Don’t just jump, leap

Lesson learned: Maximizing project throughput.
Category: Resource management / Portfolio management.

The following post is a “Lesson Learned” that comes from the analysis of the failed projects documented in the “Catalogue of Catastrophe” or from the experiences the editorial team have had working with clients around the world. The post is published here to spark discussion and help individuals and organizations think about what it takes to improve project success rates.


Given the rapid pace of change in most markets and the need to use resources as efficiently as possible, organizations want things done as fast as possible. Throughput is the mantra: get as many projects completed in as short a period of time as you possibly can. Meet the customers needs, keep up with competition, pursue the latest ideas, JUMP when the C-suite says JUMP!

While such pressures are fully understandable, organizations need to be careful that they don’t bite off more than they can chew. Like the proverbial kid in the candy store, organizations can easily end up with more projects in progress than they have the capability to either manage or deliver. When that happens there can be serious side affects. Staff can become overloaded, stress levels can build and productivity can drop. Priorities keep shifting, confusion builds and staff loose faith that their senior leadership team have the skills to successfully move the organization forward. Falling morale and a burned out workforce slow the pipeline of work still further and the organization runs the risk of entering a death spiral in which many projects get initiated, but far fewer get finished. Given that business results come from projects delivered, not concepts floated or work in progress, biting off more than you can chew can be the slipper slope down which a business failure builds up its momentum.

Of course one way to improve the situation is to get control over the portfolio of projects and match the flow of projects to the available resources (project portfolio management combined with enterprise resource management). Those two are basics that every organization needs to put in place. Beyond that the burning question is: how do we increase project productivity as much as we possibly can?

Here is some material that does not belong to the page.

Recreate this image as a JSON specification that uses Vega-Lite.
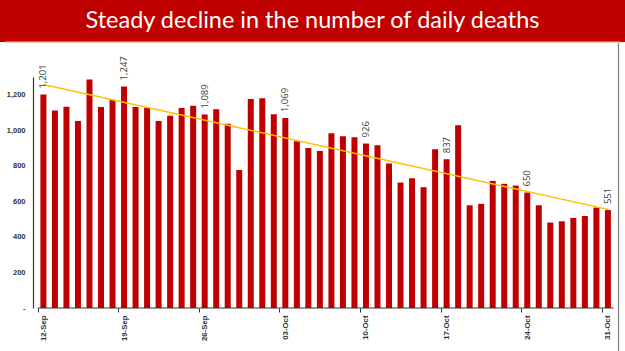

Working as both a consultant and a trainer provides me the opportunity to work with people from many, many organizations. As such I’m able to contrast successful organizations with organizations that are struggling. In doing so there are some clear lessons learned that can help organizations become as productive as they can be. For discussion purposes here is a sampling of some of the most important themes that come through from that contrast;

  1. Prioritize skills & training over adding layers of bureaucracy – Projects move quickly when people with the right skills and knowledge are able to make decisions without being encumbered by unnecessary bureaucracy. Some organizations continually under invest in skills development and skills acquisition and instead try and rely on levels of bureaucracy to ensure good decisions get made. Skills are the multiplier of productivity while layers of unnecessary bureaucracy are the brakes that bind on the wheels of progress.
  2. Physically co-locate the team – Where teams are directly in touch with each other communications flows can dramatically improve. Relationships can build and decisions can be made much more swiftly. While “virtual-team” technologies are good and getting better, there is still no substitute for physically sitting next to someone on a daily basis. Where cross-disciplinary teams are able to co-locate things can really start to happen.
  3. Dedicate the team to the project – Where team members are supporting many projects simultaneously they are juggling multiple balls. Each time they shift between projects they are context shifting and loosing focus. Successful organizations tend to be the ones who allow their people to focus.
  4. Stabilize commitments and key decisions – The role of the Project Sponsor is in many ways the most important, where sponsors fail to understand their role or keep flip-flopping their decisions the foundation upon which the project stands is in continual flux. Sponsors need to think hard about what it is they want so that projects get off to a clean start. Poorly considered project initiations lead to churn and inefficiencies that sap energy from the organization.
  5. Establish a meaningful process – While skills matter, so too does having an efficient process. A good project lifecycle ensures the right decisions are made in the right sequence and at the right time. A lack of process means decisions are likely to churn and that chaos will burn.
  6. Communicate frequently and meaningfully – Shorter, but more rapid and efficient interactions are generally better than long more spread out interactions. Inefficient meetings and poor communications are one of the biggest problems some organizations face. Meetings and communications are tools to be used, sadly few organizations train their staff in how to use those tools effectively.

Periodically organizations need to slow down and consider whether their practices are supporting or hindering productivity. A facilitated session where the management team steps backs and takes a hard look at their practices can be a great thing to do. The above list is food for thought, but often the best ideas come from within. Failure to do so often leaves the organization surrounded by fires. When you’re surrounded by fires you may end up simply jumping up and down rather than taking that all important leap forward.

Resolution strategies to consider:

Investing in training (both for project team members and sponsors) / co-location of the project team / project portfolio practices / enterprise level resource management / empowered team members / streamlined processes and methodologies / bureaucracy reduced to the minimum necessary.